Today is the 20th anniversary of the Omagh bomb.
Even though the Troubles had technically ended, with the Belfast agreement of earlier that year, in 1998, the Omagh blast was the worst of the many atrocities after violence flared in 1968.
A total of 29 people were murdered, including a woman pregnant with twins, and hundreds of people were injured in the Real IRA attack.
The massacre of civilians was a crime against humanity and was condemned across the political spectrum, a sign of the progress that society had already made by August 1998.
While this near universal denunciation was very welcome, it also had the effect of referring to Omagh as if it was different from what went before. It wasn’t.
It was in a long line of republican bomb massacres of civilians: Bloody Friday, Claudy, Birmingham, La Mon, Harrods, Enniskillen, Shankill all being among the larger such attacks.

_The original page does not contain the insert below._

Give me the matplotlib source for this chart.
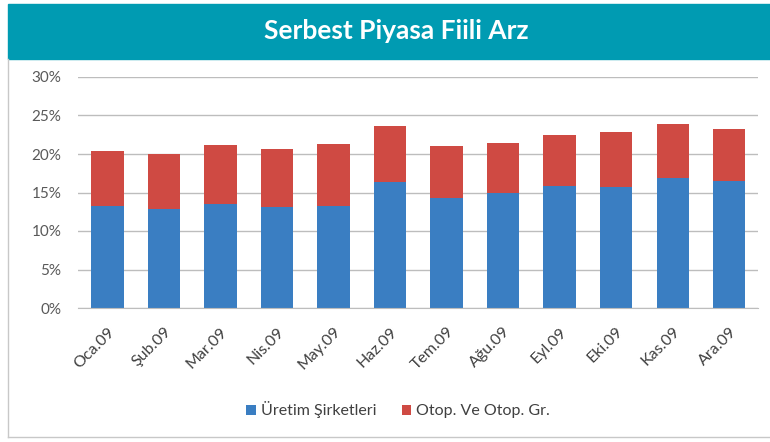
import matplotlib
matplotlib.use('Agg')
import matplotlib.pyplot as plt
import matplotlib.ticker as tck
from matplotlib.patches import Rectangle
from matplotlib.lines import Line2D
import numpy as np

# --- Data ---
months = ['Oca.09', 'Şub.09', 'Mar.09', 'Nis.09', 'May.09', 'Haz.09',
          'Tem.09', 'Ağu.09', 'Eyl.09', 'Eki.09', 'Kas.09', 'Ara.09']
uretim = [13.2, 12.9, 13.5, 13.1, 13.3, 16.4, 14.3, 14.9, 15.9, 15.7, 16.9, 16.5]
otop = [7.2, 7.1, 7.7, 7.5, 8.0, 7.2, 6.8, 6.5, 6.6, 7.2, 7.0, 6.7]
series_names = ['Üretim Şirketleri', 'Otop. Ve Otop. Gr.']
title = 'Serbest Piyasa Fiili Arz'

blue = '#3A7EC2'
red = '#CF4A43'
teal = '#009BB2'

plt.rcParams['font.family'] = ['Lato', 'DejaVu Sans']

fig = plt.figure(figsize=(7.7, 4.42), dpi=100)
W, H = 770, 442

# --- Title band ---
fig.patches.append(Rectangle((8 / W, 1 - 59 / H), 1 - 8 / W, 55 / H,
                             transform=fig.transFigure, color=teal, zorder=0))
fig.text(396 / W, 1 - 31 / H, title, color='white', fontsize=19,
         fontweight='bold', ha='center', va='center')

# --- outer border ---
fig.lines.append(Line2D([8 / W, 8 / W], [1 - 59 / H, 1 - 437 / H],
                        transform=fig.transFigure, color='#C8C8C8', lw=1))
fig.lines.append(Line2D([8 / W, 1], [1 - 437 / H, 1 - 437 / H],
                        transform=fig.transFigure, color='#C8C8C8', lw=1))

# --- Axes ---
ax = fig.add_axes([78 / W, 1 - 308 / H, (758 - 78) / W, (308 - 77) / H])
x = np.arange(len(months))
u = np.array(uretim) / 100
o = np.array(otop) / 100
ax.bar(x, u, width=0.57, color=blue, label=series_names[0], zorder=2)
ax.bar(x, o, width=0.57, bottom=u, color=red, label=series_names[1], zorder=2)

ax.set_ylim(0, 0.30)
ax.set_xlim(-0.52, 11.51)
ax.yaxis.set_major_locator(tck.MultipleLocator(0.05))
ax.yaxis.set_major_formatter(tck.PercentFormatter(1.0, decimals=0))
ax.grid(axis='y', color='#BDBDBD', lw=1, zorder=0)
ax.set_axisbelow(True)
for s in ['top', 'right', 'left']:
    ax.spines[s].set_visible(False)
ax.spines['bottom'].set_color('#BDBDBD')
ax.tick_params(axis='y', length=0, pad=12, labelsize=11, labelcolor='#595959')
ax.tick_params(axis='x', length=0, pad=12, labelsize=11.5, labelcolor='#404040')
ax.set_xticks(x)
ax.set_xticklabels(months, rotation=45, ha='right', rotation_mode='anchor')

leg = fig.legend(loc='center', bbox_to_anchor=(398 / W, 1 - 410 / H), ncol=2,
                 frameon=False, fontsize=11.5, handlelength=0.6, handleheight=0.6,
                 handletextpad=0.3, columnspacing=1.6)
for t in leg.get_texts():
    t.set_color('#404040')

fig.savefig('out.png', dpi=100)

Barely anyone has been brought to justice for any of these grievous crimes, although in a ground breaking development the mass murderers were at least formally named and shamed at Omagh, after a civil action.
In such atrocities, there has been a determined effort by republicans to shift the blame away from their own culpability towards the authorities for not doing enough to stop the attack or for ‘colluding’ with an informer.
Some people are fooled but most are not, and recognise that security force failings, while sometimes grave, happened within the context of the mayhem that the murderers created. Also that the use of informers was mostly a huge success.
Today we remember the Omagh dead and think of the still raw pain of their loved ones and also the injured.
Michael Gallagher made a powerful plea for political progress at Sunday’s commemoration service. A key element of any return to Stormont must be unequivocal support for tackling dissident would-be murdering thugs who would cause more heartache if it was not for society’s security structures.